A curious thing happened to me not too long ago. I was in a small village in Korea, photographing the rice harvest. It was a beautiful Autumn afternoon with a clear sky and a warm sun. After the field was cleared of rice I asked for the family of the farmers to pose for a portrait just outside their house under a persimmon tree in a shaft of golden sunlight. I was enjoying the day immensely. After the family had posed for a shot I was asked if it would be possible for me to take a portrait of the grandfather on his own. Of course I happily obliged. He sat in a chair on the road and I took two pictures.
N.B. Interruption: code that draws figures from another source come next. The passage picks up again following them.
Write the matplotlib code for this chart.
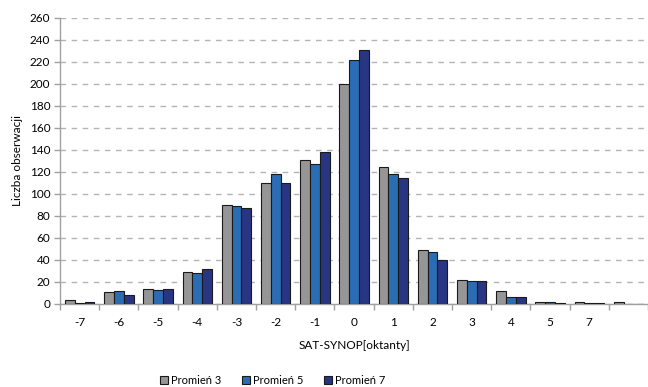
import numpy as np
import matplotlib.pyplot as plt

plt.rcParams['font.family'] = ['Lato', 'DejaVu Sans']

categories = ['-7', '-6', '-5', '-4', '-3', '-2', '-1', '0', '1', '2', '3', '4', '5', '7', '']
promien3 = [4, 11, 14, 29, 90, 110, 131, 200, 125, 49, 22, 12, 2, 2, 1.5]
promien5 = [1, 12, 13, 28, 89, 118, 127, 222, 118, 47, 21, 6, 2, 0.5, 0]
promien7 = [2, 8, 14, 32, 87, 110, 138, 231, 115, 40, 21, 6, 1, 0.5, 0]

series = [('Promień 3', promien3, '#969696'),
          ('Promień 5', promien5, '#2a6db5'),
          ('Promień 7', promien7, '#283583')]

fig = plt.figure(figsize=(6.48, 3.87), dpi=100)
ax = fig.add_axes([60 / 648, 83 / 387, 588 / 648, 286 / 387])

x = np.arange(len(categories))
w = 0.25
for k, (name, vals, col) in enumerate(series):
    ax.bar(x + (k - 1) * w, vals, w, color=col, edgecolor='#1a1a1a',
           linewidth=0.8, label=name, zorder=3)

ax.set_xlim(-0.5, len(categories) - 0.5)
ax.set_ylim(0, 260)
ax.set_yticks(np.arange(0, 261, 20))
ax.set_xticks(x)
ax.set_xticklabels(categories)
ax.set_xticks(np.arange(-0.5, len(categories), 1), minor=True)
ax.tick_params(axis='x', which='major', length=0, pad=9, labelsize=8.5)
ax.tick_params(axis='x', which='minor', length=4, color='#a0a0a0', width=1)
ax.tick_params(axis='y', length=4, color='#a0a0a0', width=1, labelsize=8.5, pad=3)

ax.yaxis.grid(True, linestyle=(0, (4, 4)), color='#b4b4b4', linewidth=1, zorder=0)
for s in ['top', 'right']:
    ax.spines[s].set_visible(False)
for s in ['left', 'bottom']:
    ax.spines[s].set_color('#a0a0a0')
    ax.spines[s].set_linewidth(1)

ax.set_ylabel('Liczba obserwacji', fontsize=8.5, labelpad=5)
ax.set_xlabel('SAT-SYNOP[oktanty]', fontsize=8.5, labelpad=9)

leg = fig.legend(loc='center', bbox_to_anchor=(0.421, 0.018), ncol=3, frameon=False,
                 fontsize=8, handlelength=0.75, handleheight=0.75, handletextpad=0.3,
                 columnspacing=1.8)

fig.savefig('out.png', dpi=100)
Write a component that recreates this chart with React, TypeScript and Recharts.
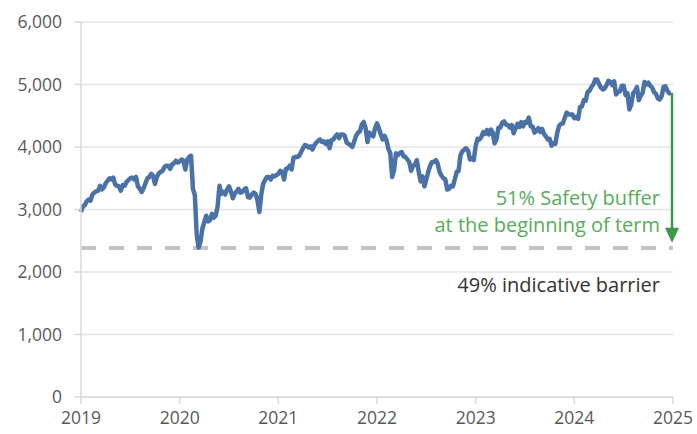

It was then explained to me that the reason they wanted this photograph was that due to his age and general health they feared he was going to die soon. They had no photograph to display at his wake.

He must have known this. It was a strange feeling for me. I felt both honoured and disturbed at the same time. It is a reminder of our own mortality and an indication that photography is a way of recording that which will eventually disappear, a way of holding onto memories of a person, a time and a place. Eventually even the recordings too will become swallowed by time.

I have another photograph of him, or I should say I have another photograph with him in it.

I took a shot of the landscape surrounding the farm. In it he appears as a tiny figure, following a track down to the freshly harvested field at the end of the day, no doubt inspecting his son's handiwork and turning over thoughts and memories in his mind.

He passed away in his sleep this weekend, aged 92.

1 comment:

Andy said...

A somewhat similar situation happened to me a year ago.

Sadly one year ago today my mother-in-law passed away. As is tradition, a photo is placed by the coffin, and is also used to head the procession to the funeral.

My wife is originally from a small village in northern Thailand, and the people there are quite traditional in their views - the photos used are 99 times out of 100 either military photos, or passport headshot photos.

My wife lives in England, and her sister in Thailand's bustling modern capital Bangkok. They decided that they were going to use a cropped version of one of my old photos:

It was very interesting to see just how much this divided people. Those who were older and had lived relatively local all their lives were somewhat opposed to such a photo being used. Those who were younger, and who had lived away, thought it was a much nicer type of photo to use and even stated that it would be their preference for their funeral.

When I shot that photo I didn't for one minute think it may be used for a funeral, but to know it has been is a strange feeling.
It fills me with equal pride and sadness that what was effectively one of my snap shots was probably one of the most important photos in that persons life.